» **Entries shown**:

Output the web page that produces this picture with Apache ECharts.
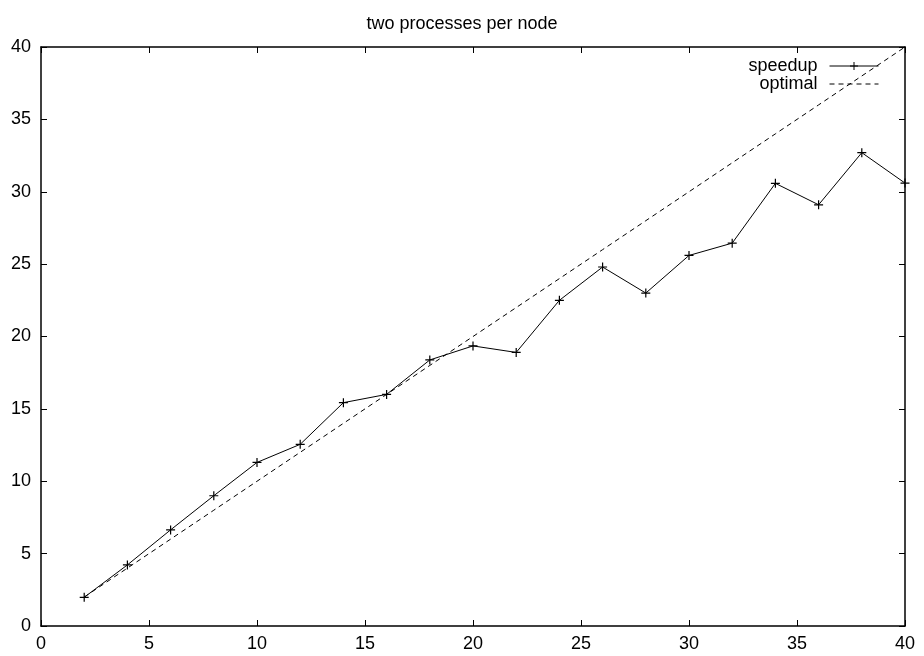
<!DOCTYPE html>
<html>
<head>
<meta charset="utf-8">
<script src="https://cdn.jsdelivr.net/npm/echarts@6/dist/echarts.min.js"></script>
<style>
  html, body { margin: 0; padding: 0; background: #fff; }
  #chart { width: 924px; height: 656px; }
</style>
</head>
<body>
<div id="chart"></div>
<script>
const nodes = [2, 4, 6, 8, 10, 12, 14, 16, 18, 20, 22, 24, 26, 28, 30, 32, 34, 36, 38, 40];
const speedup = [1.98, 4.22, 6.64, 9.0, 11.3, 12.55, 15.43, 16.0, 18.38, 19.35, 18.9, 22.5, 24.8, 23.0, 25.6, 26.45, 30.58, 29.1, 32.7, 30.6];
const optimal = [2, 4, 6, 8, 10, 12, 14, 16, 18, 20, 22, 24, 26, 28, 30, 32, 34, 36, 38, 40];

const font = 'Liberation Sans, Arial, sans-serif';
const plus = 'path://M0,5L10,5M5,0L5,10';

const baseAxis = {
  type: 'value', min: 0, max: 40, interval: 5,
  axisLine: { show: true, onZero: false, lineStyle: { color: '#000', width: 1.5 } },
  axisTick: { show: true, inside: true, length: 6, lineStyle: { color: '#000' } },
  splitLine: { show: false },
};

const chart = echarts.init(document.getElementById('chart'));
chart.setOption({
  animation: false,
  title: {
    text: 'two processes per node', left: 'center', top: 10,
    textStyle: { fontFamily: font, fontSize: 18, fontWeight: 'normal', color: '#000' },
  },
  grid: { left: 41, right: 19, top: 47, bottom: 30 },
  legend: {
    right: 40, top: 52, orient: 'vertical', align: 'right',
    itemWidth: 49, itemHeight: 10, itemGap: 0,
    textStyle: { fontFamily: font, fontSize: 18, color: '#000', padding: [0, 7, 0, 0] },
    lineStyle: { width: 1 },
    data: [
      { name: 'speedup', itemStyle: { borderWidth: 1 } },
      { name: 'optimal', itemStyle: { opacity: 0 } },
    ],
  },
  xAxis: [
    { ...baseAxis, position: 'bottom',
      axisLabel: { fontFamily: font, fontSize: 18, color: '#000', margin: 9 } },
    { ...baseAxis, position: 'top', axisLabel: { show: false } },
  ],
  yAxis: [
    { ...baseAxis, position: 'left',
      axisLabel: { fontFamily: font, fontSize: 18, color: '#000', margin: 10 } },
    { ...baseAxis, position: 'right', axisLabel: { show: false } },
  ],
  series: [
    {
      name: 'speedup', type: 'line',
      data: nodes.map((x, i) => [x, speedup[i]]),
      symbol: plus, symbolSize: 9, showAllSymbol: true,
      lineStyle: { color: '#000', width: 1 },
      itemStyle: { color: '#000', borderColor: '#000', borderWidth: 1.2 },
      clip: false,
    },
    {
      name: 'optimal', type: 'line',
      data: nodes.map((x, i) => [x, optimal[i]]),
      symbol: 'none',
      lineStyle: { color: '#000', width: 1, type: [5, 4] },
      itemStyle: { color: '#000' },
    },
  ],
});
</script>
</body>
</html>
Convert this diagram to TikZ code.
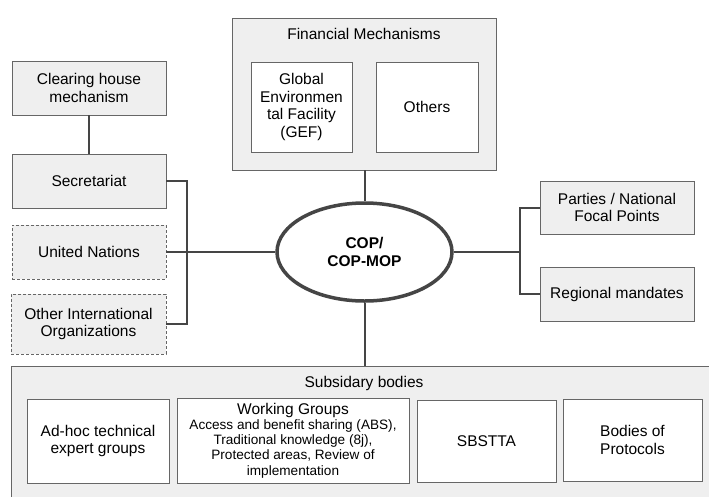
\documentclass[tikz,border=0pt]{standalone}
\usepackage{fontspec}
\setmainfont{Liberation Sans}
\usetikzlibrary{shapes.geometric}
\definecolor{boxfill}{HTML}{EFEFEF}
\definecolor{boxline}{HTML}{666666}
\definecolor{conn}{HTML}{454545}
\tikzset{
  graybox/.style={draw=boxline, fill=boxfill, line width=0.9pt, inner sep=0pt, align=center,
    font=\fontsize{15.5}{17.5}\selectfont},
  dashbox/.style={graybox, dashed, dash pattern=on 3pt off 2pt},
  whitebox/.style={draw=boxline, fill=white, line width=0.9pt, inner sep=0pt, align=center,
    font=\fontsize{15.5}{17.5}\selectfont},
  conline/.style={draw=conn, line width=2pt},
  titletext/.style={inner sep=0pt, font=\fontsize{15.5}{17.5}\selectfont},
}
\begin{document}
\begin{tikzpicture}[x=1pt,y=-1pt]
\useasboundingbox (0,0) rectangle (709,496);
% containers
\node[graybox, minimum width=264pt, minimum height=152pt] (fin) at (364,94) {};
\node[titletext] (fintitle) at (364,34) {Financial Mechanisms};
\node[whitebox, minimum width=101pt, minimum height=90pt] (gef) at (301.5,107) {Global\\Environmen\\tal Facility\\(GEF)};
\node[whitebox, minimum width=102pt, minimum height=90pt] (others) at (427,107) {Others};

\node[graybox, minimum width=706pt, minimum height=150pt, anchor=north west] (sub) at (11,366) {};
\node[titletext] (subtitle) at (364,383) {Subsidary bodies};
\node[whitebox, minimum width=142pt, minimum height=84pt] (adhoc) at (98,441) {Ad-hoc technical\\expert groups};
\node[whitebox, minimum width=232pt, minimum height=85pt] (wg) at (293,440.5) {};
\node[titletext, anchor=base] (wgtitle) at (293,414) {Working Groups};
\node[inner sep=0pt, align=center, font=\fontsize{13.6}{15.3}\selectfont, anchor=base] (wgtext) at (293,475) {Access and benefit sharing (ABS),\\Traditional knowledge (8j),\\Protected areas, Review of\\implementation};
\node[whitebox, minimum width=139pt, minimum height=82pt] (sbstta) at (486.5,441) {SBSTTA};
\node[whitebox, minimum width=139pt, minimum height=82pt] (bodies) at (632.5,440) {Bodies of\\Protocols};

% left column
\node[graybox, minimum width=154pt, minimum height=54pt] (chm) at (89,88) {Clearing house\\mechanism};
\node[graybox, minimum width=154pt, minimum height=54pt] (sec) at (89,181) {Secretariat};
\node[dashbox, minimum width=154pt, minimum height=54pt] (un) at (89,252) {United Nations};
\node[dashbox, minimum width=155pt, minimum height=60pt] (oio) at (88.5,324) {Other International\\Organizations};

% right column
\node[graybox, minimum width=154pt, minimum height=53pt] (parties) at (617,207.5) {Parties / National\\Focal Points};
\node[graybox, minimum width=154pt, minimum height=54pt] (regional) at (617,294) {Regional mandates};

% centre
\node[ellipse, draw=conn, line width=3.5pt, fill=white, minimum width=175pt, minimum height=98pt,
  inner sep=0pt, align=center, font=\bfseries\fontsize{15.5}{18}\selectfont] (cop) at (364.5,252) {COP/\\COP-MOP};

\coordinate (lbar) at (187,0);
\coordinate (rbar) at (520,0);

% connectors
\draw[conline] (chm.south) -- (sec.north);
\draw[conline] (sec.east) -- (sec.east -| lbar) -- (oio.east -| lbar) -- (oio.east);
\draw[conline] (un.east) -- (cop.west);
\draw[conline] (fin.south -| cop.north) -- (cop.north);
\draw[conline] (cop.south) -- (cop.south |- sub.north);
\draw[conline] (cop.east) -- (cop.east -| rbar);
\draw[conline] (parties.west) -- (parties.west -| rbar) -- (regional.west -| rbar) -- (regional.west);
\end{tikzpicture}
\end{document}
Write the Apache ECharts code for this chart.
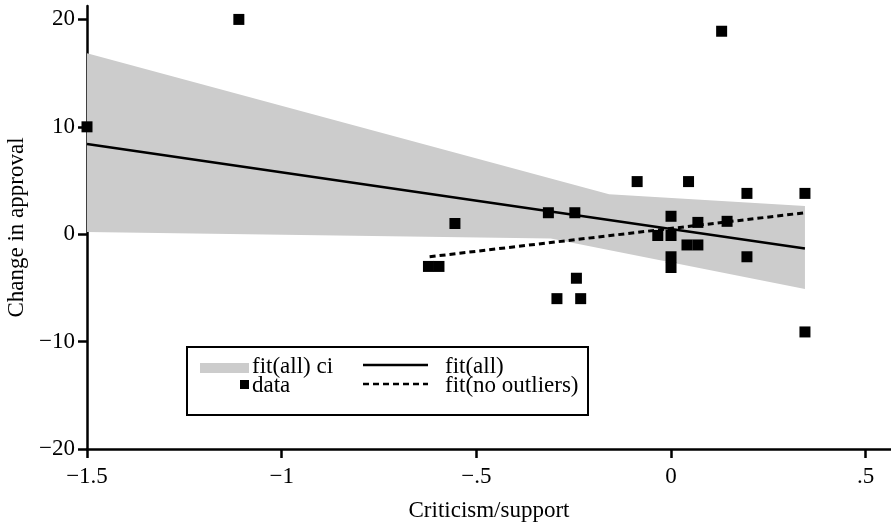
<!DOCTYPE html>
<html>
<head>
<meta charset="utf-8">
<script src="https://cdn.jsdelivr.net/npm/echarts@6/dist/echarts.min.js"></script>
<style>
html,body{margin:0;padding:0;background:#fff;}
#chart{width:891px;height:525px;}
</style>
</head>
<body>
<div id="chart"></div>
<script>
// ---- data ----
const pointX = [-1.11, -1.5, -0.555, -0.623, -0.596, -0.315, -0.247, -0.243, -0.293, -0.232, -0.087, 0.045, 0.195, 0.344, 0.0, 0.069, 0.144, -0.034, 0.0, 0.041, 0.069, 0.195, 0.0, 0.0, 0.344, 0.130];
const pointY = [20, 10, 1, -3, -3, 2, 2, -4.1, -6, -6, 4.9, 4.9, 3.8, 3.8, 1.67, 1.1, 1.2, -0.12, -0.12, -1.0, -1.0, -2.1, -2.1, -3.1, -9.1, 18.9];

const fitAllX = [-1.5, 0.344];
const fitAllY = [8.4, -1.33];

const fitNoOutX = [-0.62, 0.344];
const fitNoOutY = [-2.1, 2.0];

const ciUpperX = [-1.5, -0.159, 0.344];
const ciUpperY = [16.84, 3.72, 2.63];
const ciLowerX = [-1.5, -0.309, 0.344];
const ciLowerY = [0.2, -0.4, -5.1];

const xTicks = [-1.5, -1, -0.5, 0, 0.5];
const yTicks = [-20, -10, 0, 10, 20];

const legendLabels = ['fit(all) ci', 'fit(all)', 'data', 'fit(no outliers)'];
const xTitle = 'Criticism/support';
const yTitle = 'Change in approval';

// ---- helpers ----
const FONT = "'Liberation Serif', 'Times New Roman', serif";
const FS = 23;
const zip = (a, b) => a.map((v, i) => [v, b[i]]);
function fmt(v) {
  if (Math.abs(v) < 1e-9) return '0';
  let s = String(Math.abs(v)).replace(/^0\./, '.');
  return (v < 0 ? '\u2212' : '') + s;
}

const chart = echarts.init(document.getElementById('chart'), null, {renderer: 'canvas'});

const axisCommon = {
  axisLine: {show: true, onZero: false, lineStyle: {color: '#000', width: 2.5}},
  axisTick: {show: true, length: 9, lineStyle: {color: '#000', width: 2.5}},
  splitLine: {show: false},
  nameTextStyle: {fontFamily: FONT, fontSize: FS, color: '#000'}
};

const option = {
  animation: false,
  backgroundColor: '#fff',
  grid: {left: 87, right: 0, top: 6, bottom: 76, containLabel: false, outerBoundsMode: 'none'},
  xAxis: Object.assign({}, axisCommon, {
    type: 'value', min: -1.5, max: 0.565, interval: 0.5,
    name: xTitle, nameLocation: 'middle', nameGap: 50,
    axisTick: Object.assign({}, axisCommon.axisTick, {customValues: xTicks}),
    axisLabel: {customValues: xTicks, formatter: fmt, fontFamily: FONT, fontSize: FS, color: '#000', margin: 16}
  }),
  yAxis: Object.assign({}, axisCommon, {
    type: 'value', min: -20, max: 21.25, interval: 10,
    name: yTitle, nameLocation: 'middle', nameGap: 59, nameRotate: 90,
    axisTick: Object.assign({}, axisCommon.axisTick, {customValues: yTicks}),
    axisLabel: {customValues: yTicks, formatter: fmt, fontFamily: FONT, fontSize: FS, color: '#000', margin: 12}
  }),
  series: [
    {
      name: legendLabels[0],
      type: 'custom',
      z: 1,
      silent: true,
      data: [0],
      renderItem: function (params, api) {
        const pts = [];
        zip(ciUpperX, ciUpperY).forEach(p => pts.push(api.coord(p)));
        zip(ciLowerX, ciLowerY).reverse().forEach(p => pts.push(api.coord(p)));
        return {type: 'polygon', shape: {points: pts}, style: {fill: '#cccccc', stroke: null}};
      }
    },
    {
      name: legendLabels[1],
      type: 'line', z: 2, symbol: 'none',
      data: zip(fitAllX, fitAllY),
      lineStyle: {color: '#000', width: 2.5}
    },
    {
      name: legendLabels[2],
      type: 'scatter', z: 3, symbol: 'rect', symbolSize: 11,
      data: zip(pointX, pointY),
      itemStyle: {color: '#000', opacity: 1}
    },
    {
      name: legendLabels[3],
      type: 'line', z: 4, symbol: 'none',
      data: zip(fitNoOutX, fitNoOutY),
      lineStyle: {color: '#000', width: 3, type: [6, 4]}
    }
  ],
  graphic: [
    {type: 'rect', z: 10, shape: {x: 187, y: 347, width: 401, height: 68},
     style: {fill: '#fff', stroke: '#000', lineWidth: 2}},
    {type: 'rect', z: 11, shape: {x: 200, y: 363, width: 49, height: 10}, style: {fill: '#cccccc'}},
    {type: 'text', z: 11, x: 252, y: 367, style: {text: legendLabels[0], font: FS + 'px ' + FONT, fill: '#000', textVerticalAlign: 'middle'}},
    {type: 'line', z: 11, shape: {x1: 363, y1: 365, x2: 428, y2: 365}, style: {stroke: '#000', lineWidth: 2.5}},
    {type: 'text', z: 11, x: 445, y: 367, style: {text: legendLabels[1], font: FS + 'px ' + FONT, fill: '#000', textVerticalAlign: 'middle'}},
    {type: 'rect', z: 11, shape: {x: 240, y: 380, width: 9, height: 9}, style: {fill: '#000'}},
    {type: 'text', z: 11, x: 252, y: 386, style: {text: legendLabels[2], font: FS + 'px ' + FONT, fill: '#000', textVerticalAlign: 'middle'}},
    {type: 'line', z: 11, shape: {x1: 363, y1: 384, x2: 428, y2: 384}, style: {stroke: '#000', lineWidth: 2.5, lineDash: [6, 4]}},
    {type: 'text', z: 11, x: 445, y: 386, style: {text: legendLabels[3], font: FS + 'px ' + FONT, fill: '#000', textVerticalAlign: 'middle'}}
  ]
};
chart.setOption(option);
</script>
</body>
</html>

» **Set problem**: List all lines where "code" occurs.

» **Written answer**:
Convert this diagram to TikZ code.
Write the Apache ECharts code for this chart.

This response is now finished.